__AVAILABLE DATA__:

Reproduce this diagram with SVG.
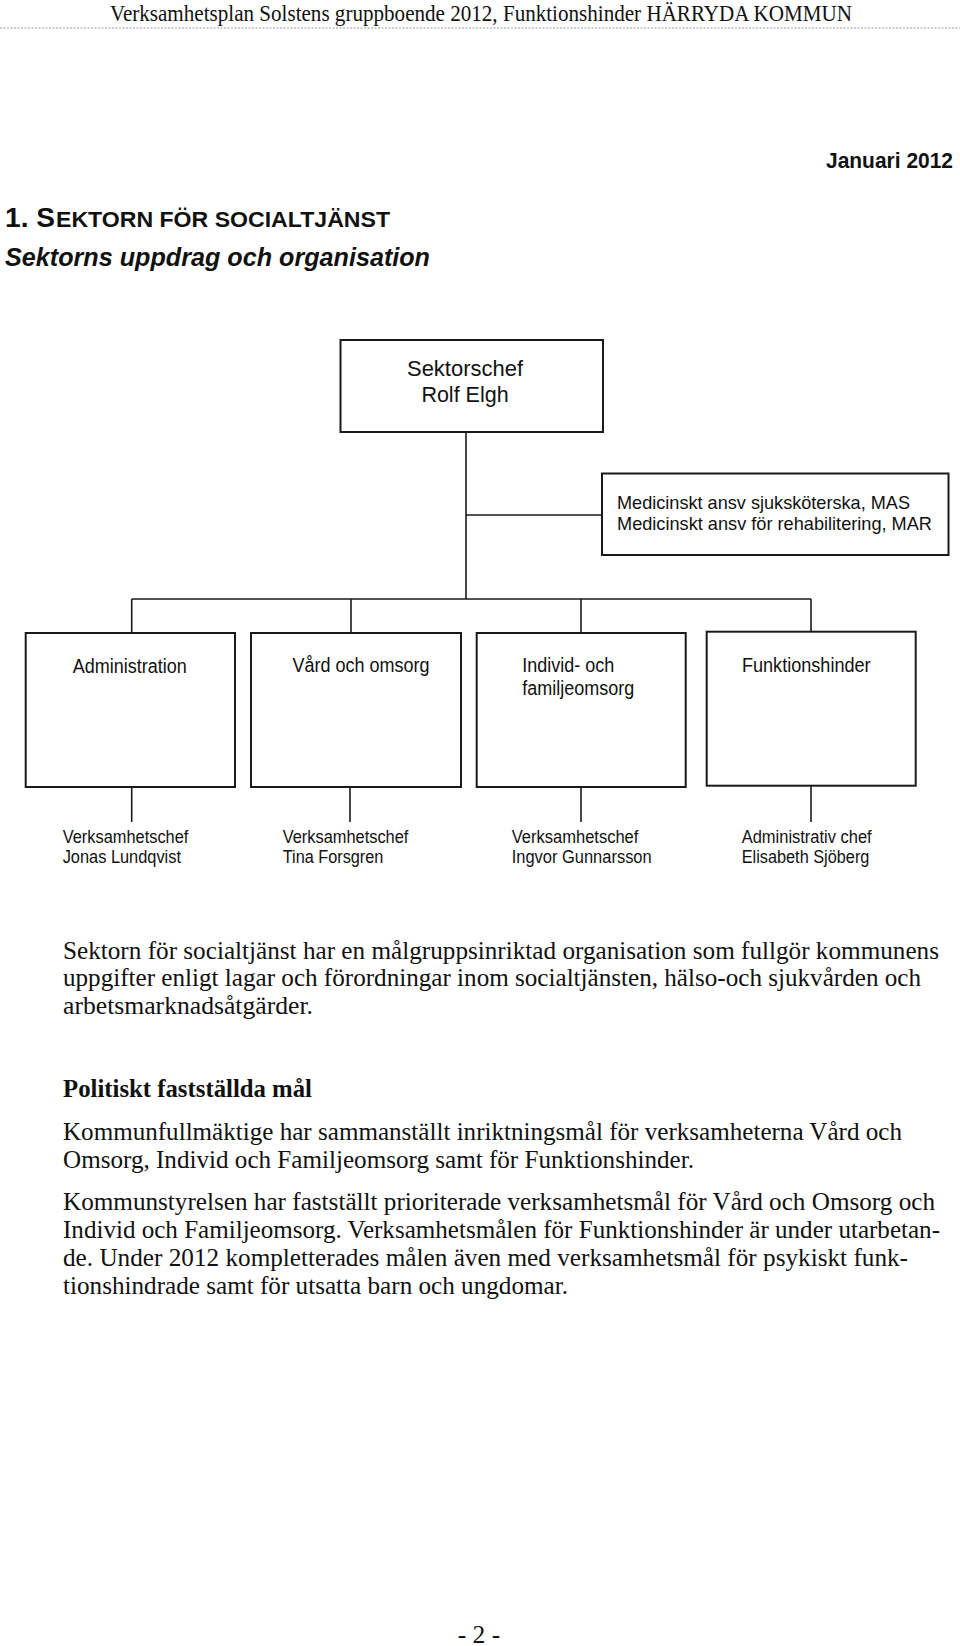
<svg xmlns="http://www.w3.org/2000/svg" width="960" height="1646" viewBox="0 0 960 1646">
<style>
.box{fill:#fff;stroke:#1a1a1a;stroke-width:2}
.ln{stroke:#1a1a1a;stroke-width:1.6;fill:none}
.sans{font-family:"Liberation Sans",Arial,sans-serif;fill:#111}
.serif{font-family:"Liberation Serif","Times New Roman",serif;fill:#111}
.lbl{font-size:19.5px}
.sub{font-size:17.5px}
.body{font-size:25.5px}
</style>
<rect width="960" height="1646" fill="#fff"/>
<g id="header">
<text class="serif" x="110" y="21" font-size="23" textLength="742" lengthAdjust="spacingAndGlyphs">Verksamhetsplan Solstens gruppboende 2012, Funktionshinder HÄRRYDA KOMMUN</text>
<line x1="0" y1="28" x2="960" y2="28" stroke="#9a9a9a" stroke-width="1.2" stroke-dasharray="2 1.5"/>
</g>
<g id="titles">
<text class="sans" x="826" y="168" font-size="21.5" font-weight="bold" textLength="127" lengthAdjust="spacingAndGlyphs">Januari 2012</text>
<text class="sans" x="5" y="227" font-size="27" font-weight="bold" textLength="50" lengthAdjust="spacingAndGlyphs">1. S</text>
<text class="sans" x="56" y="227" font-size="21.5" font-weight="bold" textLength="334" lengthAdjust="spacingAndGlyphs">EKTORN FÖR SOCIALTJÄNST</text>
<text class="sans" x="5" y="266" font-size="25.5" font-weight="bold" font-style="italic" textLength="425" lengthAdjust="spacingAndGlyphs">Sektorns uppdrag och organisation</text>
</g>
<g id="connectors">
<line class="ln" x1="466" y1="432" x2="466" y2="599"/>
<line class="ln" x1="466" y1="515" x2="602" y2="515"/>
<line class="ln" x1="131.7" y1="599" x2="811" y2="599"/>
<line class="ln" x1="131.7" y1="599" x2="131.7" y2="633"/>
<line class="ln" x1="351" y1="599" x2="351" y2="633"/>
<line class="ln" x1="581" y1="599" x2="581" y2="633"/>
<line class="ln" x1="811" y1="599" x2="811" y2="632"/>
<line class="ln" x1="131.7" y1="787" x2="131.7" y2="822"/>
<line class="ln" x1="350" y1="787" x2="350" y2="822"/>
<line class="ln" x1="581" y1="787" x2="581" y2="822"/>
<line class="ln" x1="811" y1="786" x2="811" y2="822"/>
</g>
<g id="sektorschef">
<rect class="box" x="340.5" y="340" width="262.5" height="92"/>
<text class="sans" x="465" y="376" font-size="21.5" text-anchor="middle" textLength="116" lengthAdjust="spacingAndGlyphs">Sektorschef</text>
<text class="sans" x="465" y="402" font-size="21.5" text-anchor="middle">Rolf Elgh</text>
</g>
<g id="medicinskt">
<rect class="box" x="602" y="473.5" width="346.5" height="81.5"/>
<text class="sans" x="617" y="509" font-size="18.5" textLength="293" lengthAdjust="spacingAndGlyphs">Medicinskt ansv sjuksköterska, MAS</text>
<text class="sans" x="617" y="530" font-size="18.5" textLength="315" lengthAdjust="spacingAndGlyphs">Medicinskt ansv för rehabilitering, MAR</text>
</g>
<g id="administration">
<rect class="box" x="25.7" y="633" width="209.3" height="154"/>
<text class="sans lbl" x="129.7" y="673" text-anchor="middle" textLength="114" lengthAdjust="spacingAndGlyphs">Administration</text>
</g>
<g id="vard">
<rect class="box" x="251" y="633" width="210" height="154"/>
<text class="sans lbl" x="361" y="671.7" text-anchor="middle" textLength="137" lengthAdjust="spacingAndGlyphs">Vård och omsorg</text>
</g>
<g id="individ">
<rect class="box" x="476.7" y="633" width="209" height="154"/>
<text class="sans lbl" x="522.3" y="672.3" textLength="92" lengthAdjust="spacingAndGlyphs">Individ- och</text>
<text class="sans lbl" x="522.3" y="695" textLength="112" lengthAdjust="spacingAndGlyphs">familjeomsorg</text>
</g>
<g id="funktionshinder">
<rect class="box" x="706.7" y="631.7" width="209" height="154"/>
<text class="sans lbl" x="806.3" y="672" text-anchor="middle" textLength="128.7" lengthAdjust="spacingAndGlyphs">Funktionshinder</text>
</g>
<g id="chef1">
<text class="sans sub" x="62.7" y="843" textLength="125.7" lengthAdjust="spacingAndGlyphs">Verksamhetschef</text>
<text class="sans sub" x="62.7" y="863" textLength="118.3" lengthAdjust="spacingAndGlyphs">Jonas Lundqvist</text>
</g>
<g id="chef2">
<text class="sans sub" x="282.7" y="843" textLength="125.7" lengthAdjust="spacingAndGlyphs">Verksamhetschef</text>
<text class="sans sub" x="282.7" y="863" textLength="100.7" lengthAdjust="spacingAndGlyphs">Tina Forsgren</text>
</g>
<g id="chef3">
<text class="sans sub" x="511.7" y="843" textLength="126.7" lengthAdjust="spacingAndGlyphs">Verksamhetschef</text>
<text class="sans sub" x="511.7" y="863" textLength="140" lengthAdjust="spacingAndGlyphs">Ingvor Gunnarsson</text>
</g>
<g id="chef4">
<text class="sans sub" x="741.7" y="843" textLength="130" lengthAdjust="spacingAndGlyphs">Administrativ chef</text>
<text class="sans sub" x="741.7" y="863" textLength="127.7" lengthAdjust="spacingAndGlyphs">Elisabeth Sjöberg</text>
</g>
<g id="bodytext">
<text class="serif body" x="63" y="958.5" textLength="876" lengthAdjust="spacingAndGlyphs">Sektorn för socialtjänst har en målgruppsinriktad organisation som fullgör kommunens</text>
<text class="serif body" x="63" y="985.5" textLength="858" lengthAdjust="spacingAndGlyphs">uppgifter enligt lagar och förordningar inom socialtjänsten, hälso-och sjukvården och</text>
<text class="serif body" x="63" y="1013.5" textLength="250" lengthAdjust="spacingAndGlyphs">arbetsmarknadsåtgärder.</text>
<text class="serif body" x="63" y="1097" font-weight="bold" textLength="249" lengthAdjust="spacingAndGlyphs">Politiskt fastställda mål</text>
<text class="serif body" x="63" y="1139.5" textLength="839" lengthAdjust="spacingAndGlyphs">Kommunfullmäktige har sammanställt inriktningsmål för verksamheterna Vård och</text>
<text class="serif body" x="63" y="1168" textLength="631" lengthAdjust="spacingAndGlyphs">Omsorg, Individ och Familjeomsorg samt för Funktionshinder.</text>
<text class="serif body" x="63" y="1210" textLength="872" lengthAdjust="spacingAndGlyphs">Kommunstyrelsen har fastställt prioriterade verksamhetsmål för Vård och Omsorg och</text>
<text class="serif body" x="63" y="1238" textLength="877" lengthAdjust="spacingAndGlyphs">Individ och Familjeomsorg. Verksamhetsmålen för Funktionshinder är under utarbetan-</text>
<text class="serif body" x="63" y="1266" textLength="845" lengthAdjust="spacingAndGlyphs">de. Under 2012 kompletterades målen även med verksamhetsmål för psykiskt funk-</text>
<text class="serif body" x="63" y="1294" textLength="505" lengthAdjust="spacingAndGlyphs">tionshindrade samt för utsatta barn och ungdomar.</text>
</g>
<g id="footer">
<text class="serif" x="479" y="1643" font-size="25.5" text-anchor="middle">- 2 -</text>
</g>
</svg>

__WHAT THE EXERCISE ASKS__:
Go through the data above and transcribe it in full, omitting any image.

__THE OUTPUT__:
Reproduce this diagram with SVG.
<svg xmlns="http://www.w3.org/2000/svg" width="960" height="1646" viewBox="0 0 960 1646">
<style>
.box{fill:#fff;stroke:#1a1a1a;stroke-width:2}
.ln{stroke:#1a1a1a;stroke-width:1.6;fill:none}
.sans{font-family:"Liberation Sans",Arial,sans-serif;fill:#111}
.serif{font-family:"Liberation Serif","Times New Roman",serif;fill:#111}
.lbl{font-size:19.5px}
.sub{font-size:17.5px}
.body{font-size:25.5px}
</style>
<rect width="960" height="1646" fill="#fff"/>
<g id="header">
<text class="serif" x="110" y="21" font-size="23" textLength="742" lengthAdjust="spacingAndGlyphs">Verksamhetsplan Solstens gruppboende 2012, Funktionshinder HÄRRYDA KOMMUN</text>
<line x1="0" y1="28" x2="960" y2="28" stroke="#9a9a9a" stroke-width="1.2" stroke-dasharray="2 1.5"/>
</g>
<g id="titles">
<text class="sans" x="826" y="168" font-size="21.5" font-weight="bold" textLength="127" lengthAdjust="spacingAndGlyphs">Januari 2012</text>
<text class="sans" x="5" y="227" font-size="27" font-weight="bold" textLength="50" lengthAdjust="spacingAndGlyphs">1. S</text>
<text class="sans" x="56" y="227" font-size="21.5" font-weight="bold" textLength="334" lengthAdjust="spacingAndGlyphs">EKTORN FÖR SOCIALTJÄNST</text>
<text class="sans" x="5" y="266" font-size="25.5" font-weight="bold" font-style="italic" textLength="425" lengthAdjust="spacingAndGlyphs">Sektorns uppdrag och organisation</text>
</g>
<g id="connectors">
<line class="ln" x1="466" y1="432" x2="466" y2="599"/>
<line class="ln" x1="466" y1="515" x2="602" y2="515"/>
<line class="ln" x1="131.7" y1="599" x2="811" y2="599"/>
<line class="ln" x1="131.7" y1="599" x2="131.7" y2="633"/>
<line class="ln" x1="351" y1="599" x2="351" y2="633"/>
<line class="ln" x1="581" y1="599" x2="581" y2="633"/>
<line class="ln" x1="811" y1="599" x2="811" y2="632"/>
<line class="ln" x1="131.7" y1="787" x2="131.7" y2="822"/>
<line class="ln" x1="350" y1="787" x2="350" y2="822"/>
<line class="ln" x1="581" y1="787" x2="581" y2="822"/>
<line class="ln" x1="811" y1="786" x2="811" y2="822"/>
</g>
<g id="sektorschef">
<rect class="box" x="340.5" y="340" width="262.5" height="92"/>
<text class="sans" x="465" y="376" font-size="21.5" text-anchor="middle" textLength="116" lengthAdjust="spacingAndGlyphs">Sektorschef</text>
<text class="sans" x="465" y="402" font-size="21.5" text-anchor="middle">Rolf Elgh</text>
</g>
<g id="medicinskt">
<rect class="box" x="602" y="473.5" width="346.5" height="81.5"/>
<text class="sans" x="617" y="509" font-size="18.5" textLength="293" lengthAdjust="spacingAndGlyphs">Medicinskt ansv sjuksköterska, MAS</text>
<text class="sans" x="617" y="530" font-size="18.5" textLength="315" lengthAdjust="spacingAndGlyphs">Medicinskt ansv för rehabilitering, MAR</text>
</g>
<g id="administration">
<rect class="box" x="25.7" y="633" width="209.3" height="154"/>
<text class="sans lbl" x="129.7" y="673" text-anchor="middle" textLength="114" lengthAdjust="spacingAndGlyphs">Administration</text>
</g>
<g id="vard">
<rect class="box" x="251" y="633" width="210" height="154"/>
<text class="sans lbl" x="361" y="671.7" text-anchor="middle" textLength="137" lengthAdjust="spacingAndGlyphs">Vård och omsorg</text>
</g>
<g id="individ">
<rect class="box" x="476.7" y="633" width="209" height="154"/>
<text class="sans lbl" x="522.3" y="672.3" textLength="92" lengthAdjust="spacingAndGlyphs">Individ- och</text>
<text class="sans lbl" x="522.3" y="695" textLength="112" lengthAdjust="spacingAndGlyphs">familjeomsorg</text>
</g>
<g id="funktionshinder">
<rect class="box" x="706.7" y="631.7" width="209" height="154"/>
<text class="sans lbl" x="806.3" y="672" text-anchor="middle" textLength="128.7" lengthAdjust="spacingAndGlyphs">Funktionshinder</text>
</g>
<g id="chef1">
<text class="sans sub" x="62.7" y="843" textLength="125.7" lengthAdjust="spacingAndGlyphs">Verksamhetschef</text>
<text class="sans sub" x="62.7" y="863" textLength="118.3" lengthAdjust="spacingAndGlyphs">Jonas Lundqvist</text>
</g>
<g id="chef2">
<text class="sans sub" x="282.7" y="843" textLength="125.7" lengthAdjust="spacingAndGlyphs">Verksamhetschef</text>
<text class="sans sub" x="282.7" y="863" textLength="100.7" lengthAdjust="spacingAndGlyphs">Tina Forsgren</text>
</g>
<g id="chef3">
<text class="sans sub" x="511.7" y="843" textLength="126.7" lengthAdjust="spacingAndGlyphs">Verksamhetschef</text>
<text class="sans sub" x="511.7" y="863" textLength="140" lengthAdjust="spacingAndGlyphs">Ingvor Gunnarsson</text>
</g>
<g id="chef4">
<text class="sans sub" x="741.7" y="843" textLength="130" lengthAdjust="spacingAndGlyphs">Administrativ chef</text>
<text class="sans sub" x="741.7" y="863" textLength="127.7" lengthAdjust="spacingAndGlyphs">Elisabeth Sjöberg</text>
</g>
<g id="bodytext">
<text class="serif body" x="63" y="958.5" textLength="876" lengthAdjust="spacingAndGlyphs">Sektorn för socialtjänst har en målgruppsinriktad organisation som fullgör kommunens</text>
<text class="serif body" x="63" y="985.5" textLength="858" lengthAdjust="spacingAndGlyphs">uppgifter enligt lagar och förordningar inom socialtjänsten, hälso-och sjukvården och</text>
<text class="serif body" x="63" y="1013.5" textLength="250" lengthAdjust="spacingAndGlyphs">arbetsmarknadsåtgärder.</text>
<text class="serif body" x="63" y="1097" font-weight="bold" textLength="249" lengthAdjust="spacingAndGlyphs">Politiskt fastställda mål</text>
<text class="serif body" x="63" y="1139.5" textLength="839" lengthAdjust="spacingAndGlyphs">Kommunfullmäktige har sammanställt inriktningsmål för verksamheterna Vård och</text>
<text class="serif body" x="63" y="1168" textLength="631" lengthAdjust="spacingAndGlyphs">Omsorg, Individ och Familjeomsorg samt för Funktionshinder.</text>
<text class="serif body" x="63" y="1210" textLength="872" lengthAdjust="spacingAndGlyphs">Kommunstyrelsen har fastställt prioriterade verksamhetsmål för Vård och Omsorg och</text>
<text class="serif body" x="63" y="1238" textLength="877" lengthAdjust="spacingAndGlyphs">Individ och Familjeomsorg. Verksamhetsmålen för Funktionshinder är under utarbetan-</text>
<text class="serif body" x="63" y="1266" textLength="845" lengthAdjust="spacingAndGlyphs">de. Under 2012 kompletterades målen även med verksamhetsmål för psykiskt funk-</text>
<text class="serif body" x="63" y="1294" textLength="505" lengthAdjust="spacingAndGlyphs">tionshindrade samt för utsatta barn och ungdomar.</text>
</g>
<g id="footer">
<text class="serif" x="479" y="1643" font-size="25.5" text-anchor="middle">- 2 -</text>
</g>
</svg>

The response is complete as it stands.